### What you have to do
Sort through the data and copy the lines holding the word "this".

### Provided records

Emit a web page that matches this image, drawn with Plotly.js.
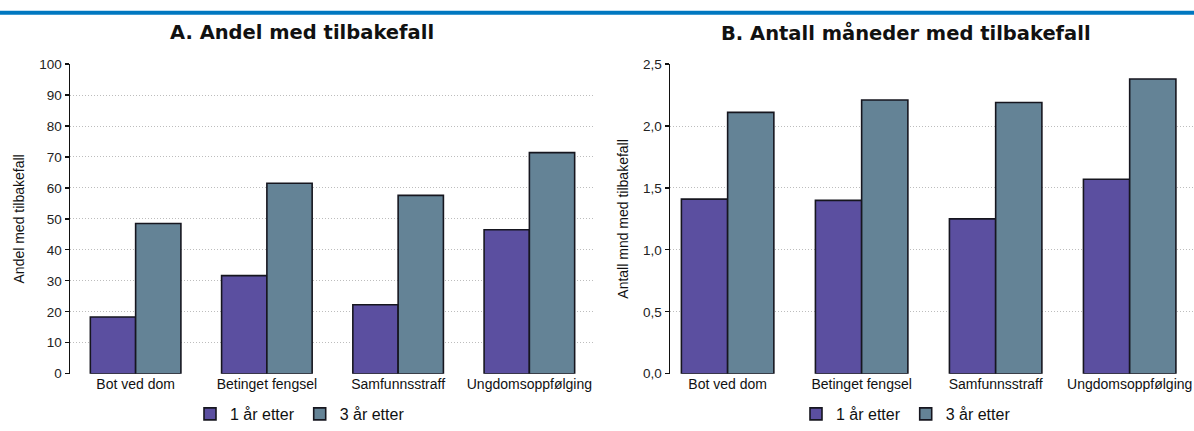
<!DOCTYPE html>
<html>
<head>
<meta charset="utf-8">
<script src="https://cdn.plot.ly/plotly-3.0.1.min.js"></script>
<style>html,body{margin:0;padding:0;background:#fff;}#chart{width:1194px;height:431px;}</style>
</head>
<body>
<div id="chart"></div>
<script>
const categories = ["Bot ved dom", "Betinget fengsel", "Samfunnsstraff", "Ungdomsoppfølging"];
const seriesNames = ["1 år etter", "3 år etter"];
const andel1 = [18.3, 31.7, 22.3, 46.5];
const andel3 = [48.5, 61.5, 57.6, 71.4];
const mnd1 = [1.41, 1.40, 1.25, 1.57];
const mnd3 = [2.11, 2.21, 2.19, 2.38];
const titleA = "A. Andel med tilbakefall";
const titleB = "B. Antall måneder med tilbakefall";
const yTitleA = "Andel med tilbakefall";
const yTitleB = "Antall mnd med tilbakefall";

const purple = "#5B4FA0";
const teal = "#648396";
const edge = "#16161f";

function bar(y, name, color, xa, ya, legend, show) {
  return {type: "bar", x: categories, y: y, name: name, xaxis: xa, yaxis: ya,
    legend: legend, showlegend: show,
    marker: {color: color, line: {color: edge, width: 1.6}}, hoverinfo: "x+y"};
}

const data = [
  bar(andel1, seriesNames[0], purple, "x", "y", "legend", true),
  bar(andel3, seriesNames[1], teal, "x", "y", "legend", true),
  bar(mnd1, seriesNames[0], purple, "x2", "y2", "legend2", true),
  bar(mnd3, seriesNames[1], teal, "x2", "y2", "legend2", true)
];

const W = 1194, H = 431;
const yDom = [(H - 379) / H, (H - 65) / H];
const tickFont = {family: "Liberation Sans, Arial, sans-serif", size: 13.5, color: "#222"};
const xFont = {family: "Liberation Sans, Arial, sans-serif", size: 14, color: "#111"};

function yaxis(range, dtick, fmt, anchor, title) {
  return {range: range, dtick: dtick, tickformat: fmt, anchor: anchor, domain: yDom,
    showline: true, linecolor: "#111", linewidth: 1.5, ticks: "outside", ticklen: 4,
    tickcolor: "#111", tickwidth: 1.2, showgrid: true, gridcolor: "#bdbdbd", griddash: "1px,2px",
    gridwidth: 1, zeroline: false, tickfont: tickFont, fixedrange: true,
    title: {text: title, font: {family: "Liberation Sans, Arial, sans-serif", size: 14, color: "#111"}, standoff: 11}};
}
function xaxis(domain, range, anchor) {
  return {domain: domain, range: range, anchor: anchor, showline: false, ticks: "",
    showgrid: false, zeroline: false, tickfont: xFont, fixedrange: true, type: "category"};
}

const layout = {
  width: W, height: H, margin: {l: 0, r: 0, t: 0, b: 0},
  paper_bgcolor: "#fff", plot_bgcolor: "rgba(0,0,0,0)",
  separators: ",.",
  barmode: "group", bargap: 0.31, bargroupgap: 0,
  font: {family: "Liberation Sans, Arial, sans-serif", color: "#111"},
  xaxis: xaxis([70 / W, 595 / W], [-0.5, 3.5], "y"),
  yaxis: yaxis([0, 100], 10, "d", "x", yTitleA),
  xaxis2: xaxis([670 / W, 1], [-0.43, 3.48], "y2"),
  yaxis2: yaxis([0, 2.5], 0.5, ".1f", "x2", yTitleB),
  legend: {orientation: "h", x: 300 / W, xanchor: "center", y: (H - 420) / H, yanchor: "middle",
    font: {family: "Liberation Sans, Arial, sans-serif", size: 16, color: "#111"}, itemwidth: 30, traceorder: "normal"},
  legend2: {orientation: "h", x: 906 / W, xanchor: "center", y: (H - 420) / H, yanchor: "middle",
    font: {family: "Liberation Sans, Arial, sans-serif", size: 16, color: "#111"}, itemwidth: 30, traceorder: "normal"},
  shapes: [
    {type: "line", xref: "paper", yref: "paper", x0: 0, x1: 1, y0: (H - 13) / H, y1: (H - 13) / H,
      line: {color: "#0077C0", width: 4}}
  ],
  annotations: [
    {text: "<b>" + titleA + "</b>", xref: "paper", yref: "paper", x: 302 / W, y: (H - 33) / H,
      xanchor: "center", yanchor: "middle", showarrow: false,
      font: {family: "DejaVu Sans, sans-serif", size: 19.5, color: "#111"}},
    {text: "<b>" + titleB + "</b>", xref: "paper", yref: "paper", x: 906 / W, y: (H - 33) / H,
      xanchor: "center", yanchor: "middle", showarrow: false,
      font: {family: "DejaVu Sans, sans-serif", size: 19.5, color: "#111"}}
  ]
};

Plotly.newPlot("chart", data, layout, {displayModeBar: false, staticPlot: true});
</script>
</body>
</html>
==
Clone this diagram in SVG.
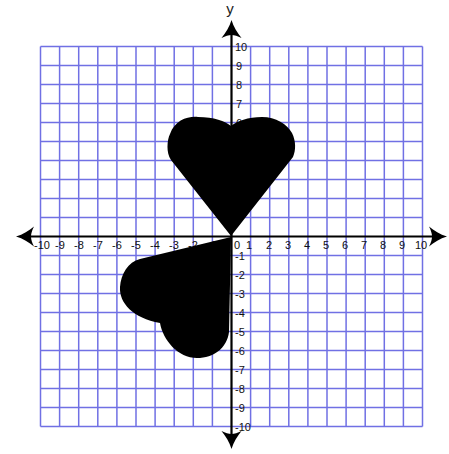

### Task solution
Emit a web page that matches this image, drawn with Plotly.js.
Clone this diagram in SVG.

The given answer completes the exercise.